━━━ Records supplied
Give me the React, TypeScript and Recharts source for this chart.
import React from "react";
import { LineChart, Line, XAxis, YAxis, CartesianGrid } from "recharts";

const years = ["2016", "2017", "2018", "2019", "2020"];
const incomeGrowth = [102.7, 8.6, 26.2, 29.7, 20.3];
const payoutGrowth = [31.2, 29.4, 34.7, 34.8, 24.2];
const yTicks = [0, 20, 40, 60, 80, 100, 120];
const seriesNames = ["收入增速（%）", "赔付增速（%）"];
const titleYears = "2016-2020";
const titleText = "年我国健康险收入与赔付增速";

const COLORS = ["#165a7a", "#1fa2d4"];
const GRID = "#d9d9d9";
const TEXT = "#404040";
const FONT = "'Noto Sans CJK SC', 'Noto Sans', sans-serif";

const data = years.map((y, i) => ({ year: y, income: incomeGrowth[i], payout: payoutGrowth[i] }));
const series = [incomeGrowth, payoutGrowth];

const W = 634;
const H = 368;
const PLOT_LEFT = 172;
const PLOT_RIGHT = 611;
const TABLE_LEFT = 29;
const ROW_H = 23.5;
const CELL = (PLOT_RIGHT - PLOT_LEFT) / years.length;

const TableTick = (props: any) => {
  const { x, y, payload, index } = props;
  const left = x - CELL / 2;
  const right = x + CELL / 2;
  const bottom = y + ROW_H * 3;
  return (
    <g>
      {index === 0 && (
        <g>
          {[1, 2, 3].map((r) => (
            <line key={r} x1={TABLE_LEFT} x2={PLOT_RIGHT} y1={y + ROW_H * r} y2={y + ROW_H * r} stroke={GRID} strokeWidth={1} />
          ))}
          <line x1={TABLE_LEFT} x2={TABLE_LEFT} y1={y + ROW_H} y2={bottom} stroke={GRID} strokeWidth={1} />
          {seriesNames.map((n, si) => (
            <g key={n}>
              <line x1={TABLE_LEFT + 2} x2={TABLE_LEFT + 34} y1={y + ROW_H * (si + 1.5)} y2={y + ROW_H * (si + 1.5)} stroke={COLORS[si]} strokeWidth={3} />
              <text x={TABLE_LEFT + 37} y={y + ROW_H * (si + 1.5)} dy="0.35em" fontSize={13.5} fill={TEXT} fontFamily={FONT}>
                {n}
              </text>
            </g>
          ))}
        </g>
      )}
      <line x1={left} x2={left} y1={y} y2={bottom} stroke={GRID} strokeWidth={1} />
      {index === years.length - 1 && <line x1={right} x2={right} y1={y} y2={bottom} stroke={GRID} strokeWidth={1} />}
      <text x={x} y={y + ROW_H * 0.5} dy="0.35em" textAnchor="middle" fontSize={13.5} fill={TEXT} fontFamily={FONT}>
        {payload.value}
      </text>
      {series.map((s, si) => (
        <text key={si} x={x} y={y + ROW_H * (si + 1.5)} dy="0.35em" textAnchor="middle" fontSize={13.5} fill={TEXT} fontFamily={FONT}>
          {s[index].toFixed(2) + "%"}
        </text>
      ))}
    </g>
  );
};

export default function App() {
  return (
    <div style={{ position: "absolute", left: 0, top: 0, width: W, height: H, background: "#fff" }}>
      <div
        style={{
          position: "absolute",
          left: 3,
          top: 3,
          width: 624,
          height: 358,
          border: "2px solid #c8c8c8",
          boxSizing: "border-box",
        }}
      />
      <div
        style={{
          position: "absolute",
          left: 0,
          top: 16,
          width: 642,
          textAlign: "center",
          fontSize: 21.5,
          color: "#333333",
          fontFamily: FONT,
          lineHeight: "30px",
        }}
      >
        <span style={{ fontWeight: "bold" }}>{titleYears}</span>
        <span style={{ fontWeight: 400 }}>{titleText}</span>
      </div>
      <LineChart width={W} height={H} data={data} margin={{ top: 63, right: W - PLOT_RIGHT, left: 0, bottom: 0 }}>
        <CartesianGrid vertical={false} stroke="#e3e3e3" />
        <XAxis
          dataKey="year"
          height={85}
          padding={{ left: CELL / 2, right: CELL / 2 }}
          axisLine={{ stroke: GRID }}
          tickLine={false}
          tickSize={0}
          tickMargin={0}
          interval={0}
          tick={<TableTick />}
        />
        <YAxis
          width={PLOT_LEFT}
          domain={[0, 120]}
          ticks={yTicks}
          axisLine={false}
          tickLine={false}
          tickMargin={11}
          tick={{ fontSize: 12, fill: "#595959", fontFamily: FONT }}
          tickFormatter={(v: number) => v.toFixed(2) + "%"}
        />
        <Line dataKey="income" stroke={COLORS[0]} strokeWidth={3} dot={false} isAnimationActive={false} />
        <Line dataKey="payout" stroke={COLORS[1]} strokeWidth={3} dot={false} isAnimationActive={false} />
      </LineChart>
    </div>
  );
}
━━━━━━
━━━ Records supplied
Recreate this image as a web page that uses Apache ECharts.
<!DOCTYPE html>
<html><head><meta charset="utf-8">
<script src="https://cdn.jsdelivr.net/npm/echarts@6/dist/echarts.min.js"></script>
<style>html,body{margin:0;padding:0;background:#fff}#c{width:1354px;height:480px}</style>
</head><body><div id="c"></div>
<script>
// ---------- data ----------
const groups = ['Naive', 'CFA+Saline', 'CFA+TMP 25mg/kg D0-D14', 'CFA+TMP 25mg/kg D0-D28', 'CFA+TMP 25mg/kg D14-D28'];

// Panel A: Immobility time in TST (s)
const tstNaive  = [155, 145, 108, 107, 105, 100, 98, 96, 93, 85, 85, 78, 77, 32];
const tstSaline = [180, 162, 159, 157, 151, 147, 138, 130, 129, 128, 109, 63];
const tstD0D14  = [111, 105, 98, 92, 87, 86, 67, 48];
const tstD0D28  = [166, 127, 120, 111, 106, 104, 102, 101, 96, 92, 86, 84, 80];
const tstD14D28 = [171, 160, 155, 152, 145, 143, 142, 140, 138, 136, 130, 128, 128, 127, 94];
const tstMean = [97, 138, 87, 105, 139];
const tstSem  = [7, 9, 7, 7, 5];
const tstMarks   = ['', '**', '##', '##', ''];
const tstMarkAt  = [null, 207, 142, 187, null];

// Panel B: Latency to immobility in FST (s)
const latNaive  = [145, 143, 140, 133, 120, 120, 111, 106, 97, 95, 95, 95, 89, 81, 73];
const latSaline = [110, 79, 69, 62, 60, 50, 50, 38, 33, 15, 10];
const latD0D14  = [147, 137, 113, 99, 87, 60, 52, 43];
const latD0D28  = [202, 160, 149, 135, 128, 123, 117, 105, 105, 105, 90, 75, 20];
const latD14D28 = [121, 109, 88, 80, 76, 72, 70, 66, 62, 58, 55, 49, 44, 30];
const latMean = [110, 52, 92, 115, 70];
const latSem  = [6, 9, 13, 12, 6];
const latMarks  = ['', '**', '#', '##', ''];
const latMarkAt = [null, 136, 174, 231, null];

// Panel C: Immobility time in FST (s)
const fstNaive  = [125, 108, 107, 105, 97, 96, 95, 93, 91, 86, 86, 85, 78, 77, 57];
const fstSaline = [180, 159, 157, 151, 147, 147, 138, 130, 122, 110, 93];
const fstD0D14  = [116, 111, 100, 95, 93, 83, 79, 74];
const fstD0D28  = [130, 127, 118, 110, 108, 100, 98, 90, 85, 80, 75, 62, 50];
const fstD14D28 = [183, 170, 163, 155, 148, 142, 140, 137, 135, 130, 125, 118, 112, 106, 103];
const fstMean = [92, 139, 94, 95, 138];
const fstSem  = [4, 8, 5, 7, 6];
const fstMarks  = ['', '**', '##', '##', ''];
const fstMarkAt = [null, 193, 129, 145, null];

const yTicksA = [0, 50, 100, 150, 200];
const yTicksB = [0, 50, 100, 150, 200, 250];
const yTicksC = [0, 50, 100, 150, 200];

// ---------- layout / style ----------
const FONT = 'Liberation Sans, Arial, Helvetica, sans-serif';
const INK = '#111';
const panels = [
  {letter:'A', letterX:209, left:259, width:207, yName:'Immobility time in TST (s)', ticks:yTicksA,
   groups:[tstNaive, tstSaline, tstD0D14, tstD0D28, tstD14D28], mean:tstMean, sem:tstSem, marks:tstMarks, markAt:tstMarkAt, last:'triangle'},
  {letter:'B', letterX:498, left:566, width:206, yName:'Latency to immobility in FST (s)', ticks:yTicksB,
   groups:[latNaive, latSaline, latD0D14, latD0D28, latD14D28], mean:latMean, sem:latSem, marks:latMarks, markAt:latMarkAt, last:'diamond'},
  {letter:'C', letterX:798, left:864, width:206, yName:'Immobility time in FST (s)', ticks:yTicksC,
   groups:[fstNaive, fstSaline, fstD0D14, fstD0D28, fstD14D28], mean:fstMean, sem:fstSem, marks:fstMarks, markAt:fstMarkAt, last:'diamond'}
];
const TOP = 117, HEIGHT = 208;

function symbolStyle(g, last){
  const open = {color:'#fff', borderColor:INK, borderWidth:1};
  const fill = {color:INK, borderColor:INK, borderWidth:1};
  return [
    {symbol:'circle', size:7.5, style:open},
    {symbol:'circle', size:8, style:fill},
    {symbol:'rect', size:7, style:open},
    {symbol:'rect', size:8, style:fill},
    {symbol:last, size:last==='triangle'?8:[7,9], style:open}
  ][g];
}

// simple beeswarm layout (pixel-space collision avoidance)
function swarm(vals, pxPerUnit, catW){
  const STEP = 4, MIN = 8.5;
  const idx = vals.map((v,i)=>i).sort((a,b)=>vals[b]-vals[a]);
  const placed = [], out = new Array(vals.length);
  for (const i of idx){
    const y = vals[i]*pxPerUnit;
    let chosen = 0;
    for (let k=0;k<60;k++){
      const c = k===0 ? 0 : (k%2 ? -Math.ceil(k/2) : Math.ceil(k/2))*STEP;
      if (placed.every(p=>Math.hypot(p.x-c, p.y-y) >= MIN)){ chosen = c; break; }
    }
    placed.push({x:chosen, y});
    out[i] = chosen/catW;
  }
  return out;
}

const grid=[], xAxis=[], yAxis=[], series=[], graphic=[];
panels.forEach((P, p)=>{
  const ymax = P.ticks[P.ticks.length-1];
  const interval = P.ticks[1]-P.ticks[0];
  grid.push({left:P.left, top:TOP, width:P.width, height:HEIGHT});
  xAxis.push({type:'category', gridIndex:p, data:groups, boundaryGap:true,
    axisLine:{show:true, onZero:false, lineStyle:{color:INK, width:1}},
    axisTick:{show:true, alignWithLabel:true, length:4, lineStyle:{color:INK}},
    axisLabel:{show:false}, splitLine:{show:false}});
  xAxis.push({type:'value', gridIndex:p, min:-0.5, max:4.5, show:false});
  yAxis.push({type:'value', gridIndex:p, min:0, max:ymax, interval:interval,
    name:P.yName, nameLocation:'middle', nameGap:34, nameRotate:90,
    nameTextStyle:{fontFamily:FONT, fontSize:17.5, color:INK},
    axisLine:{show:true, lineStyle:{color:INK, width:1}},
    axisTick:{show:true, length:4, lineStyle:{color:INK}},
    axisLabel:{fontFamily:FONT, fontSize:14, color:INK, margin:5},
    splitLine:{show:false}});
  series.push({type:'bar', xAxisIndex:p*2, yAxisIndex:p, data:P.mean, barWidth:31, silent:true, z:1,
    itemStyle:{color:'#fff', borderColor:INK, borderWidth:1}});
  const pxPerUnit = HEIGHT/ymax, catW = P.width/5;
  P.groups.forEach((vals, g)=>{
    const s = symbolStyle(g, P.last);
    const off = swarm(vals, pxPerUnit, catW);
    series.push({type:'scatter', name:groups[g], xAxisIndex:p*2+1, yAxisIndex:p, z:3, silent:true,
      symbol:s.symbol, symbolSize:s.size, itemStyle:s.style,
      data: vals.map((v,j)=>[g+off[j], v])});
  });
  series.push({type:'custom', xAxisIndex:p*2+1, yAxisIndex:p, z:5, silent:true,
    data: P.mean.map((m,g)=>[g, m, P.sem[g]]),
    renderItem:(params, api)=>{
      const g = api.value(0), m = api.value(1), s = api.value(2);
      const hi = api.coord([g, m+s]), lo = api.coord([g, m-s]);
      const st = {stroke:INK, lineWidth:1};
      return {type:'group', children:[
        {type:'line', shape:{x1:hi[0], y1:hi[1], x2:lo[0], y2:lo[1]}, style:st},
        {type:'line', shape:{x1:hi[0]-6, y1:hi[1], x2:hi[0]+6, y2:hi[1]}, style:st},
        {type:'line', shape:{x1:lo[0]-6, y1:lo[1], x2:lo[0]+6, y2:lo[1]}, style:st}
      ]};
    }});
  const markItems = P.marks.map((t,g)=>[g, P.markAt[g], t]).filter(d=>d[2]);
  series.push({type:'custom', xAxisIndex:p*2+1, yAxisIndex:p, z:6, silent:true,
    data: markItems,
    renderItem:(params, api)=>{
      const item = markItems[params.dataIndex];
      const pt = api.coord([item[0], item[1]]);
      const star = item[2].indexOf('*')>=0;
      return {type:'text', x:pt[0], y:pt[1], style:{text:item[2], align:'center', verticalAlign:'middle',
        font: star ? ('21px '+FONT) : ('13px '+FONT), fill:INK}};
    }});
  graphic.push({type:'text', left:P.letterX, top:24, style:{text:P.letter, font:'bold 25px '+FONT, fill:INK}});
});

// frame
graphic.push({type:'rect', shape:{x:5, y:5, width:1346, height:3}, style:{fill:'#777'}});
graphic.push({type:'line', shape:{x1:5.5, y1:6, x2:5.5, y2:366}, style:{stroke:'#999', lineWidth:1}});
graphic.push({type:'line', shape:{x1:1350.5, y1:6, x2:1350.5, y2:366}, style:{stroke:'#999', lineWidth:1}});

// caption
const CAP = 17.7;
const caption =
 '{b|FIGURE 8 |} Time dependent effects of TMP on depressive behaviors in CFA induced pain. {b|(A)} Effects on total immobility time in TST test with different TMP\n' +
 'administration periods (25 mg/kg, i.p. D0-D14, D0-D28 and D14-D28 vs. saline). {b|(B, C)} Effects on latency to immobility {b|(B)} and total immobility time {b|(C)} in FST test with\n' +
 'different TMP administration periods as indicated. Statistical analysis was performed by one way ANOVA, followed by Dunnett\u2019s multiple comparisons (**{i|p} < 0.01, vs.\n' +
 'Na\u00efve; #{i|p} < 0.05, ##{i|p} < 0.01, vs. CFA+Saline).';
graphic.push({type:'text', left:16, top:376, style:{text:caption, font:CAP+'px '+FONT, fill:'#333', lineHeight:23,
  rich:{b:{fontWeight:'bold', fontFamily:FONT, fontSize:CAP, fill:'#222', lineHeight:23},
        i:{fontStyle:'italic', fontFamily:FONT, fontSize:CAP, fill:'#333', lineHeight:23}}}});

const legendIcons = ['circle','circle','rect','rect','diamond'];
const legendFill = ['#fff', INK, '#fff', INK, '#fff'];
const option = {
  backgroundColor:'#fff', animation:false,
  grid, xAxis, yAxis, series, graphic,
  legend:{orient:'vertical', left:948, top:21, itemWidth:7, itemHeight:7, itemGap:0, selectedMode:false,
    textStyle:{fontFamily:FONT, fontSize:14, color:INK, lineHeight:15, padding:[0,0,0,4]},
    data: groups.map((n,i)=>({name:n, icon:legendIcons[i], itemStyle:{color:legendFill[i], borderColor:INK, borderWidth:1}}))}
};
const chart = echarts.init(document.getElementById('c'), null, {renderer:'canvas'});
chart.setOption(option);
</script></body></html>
━━━━━━
━━━ Records supplied
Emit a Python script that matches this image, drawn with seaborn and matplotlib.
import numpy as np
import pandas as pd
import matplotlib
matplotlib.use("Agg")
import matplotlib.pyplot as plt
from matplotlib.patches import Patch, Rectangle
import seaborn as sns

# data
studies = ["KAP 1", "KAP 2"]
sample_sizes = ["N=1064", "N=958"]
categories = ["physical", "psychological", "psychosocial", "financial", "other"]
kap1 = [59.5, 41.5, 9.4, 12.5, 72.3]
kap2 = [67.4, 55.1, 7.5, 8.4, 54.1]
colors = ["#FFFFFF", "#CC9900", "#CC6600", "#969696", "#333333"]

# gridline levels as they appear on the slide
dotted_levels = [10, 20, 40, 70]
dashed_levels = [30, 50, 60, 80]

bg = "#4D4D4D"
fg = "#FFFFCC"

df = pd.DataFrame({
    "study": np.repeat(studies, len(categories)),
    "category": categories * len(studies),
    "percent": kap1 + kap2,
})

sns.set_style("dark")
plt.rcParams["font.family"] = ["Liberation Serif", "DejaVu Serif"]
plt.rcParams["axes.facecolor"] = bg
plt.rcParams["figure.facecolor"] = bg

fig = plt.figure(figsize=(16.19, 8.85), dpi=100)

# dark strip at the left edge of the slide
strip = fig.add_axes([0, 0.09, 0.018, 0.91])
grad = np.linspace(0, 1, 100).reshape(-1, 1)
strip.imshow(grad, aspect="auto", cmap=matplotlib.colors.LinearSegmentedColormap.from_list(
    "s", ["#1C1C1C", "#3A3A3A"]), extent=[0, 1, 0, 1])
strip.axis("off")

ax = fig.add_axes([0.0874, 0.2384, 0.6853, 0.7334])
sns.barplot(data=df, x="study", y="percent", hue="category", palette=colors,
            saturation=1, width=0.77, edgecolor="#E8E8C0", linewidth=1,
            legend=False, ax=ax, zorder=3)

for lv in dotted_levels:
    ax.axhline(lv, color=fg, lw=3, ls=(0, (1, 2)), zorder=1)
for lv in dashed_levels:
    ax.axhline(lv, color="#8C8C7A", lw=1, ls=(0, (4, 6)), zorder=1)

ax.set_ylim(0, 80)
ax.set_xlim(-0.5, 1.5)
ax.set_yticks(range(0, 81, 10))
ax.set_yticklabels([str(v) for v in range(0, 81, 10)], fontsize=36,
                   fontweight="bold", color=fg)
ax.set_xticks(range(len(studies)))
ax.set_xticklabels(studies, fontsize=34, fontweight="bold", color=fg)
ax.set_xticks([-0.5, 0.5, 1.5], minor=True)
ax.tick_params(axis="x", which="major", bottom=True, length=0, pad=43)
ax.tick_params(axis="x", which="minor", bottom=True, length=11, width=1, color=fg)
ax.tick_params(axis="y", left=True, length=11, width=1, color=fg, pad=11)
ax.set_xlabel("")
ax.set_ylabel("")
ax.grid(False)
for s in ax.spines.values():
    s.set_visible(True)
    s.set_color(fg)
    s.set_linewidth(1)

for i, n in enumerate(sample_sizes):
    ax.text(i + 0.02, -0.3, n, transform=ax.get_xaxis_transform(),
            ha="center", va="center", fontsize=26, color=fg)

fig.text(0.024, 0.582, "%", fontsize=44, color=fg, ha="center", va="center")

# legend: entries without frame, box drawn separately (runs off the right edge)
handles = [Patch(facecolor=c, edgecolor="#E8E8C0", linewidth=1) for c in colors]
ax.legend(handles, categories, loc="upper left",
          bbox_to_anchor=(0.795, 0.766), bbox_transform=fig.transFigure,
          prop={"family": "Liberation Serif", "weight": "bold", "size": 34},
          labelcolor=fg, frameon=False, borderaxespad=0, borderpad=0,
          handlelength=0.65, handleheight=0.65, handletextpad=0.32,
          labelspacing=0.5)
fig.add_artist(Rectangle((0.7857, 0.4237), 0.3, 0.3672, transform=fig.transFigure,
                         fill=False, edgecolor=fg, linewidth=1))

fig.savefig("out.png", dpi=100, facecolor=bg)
━━━━━━
→ Requirement
Transcribe nothing but the lines from the line with "Recreate this image" through the line with "142, 187, null];", reproducing each exactly.

→ Full output
Recreate this image as a web page that uses Apache ECharts.
<!DOCTYPE html>
<html><head><meta charset="utf-8">
<script src="https://cdn.jsdelivr.net/npm/echarts@6/dist/echarts.min.js"></script>
<style>html,body{margin:0;padding:0;background:#fff}#c{width:1354px;height:480px}</style>
</head><body><div id="c"></div>
<script>
// ---------- data ----------
const groups = ['Naive', 'CFA+Saline', 'CFA+TMP 25mg/kg D0-D14', 'CFA+TMP 25mg/kg D0-D28', 'CFA+TMP 25mg/kg D14-D28'];

// Panel A: Immobility time in TST (s)
const tstNaive  = [155, 145, 108, 107, 105, 100, 98, 96, 93, 85, 85, 78, 77, 32];
const tstSaline = [180, 162, 159, 157, 151, 147, 138, 130, 129, 128, 109, 63];
const tstD0D14  = [111, 105, 98, 92, 87, 86, 67, 48];
const tstD0D28  = [166, 127, 120, 111, 106, 104, 102, 101, 96, 92, 86, 84, 80];
const tstD14D28 = [171, 160, 155, 152, 145, 143, 142, 140, 138, 136, 130, 128, 128, 127, 94];
const tstMean = [97, 138, 87, 105, 139];
const tstSem  = [7, 9, 7, 7, 5];
const tstMarks   = ['', '**', '##', '##', ''];
const tstMarkAt  = [null, 207, 142, 187, null];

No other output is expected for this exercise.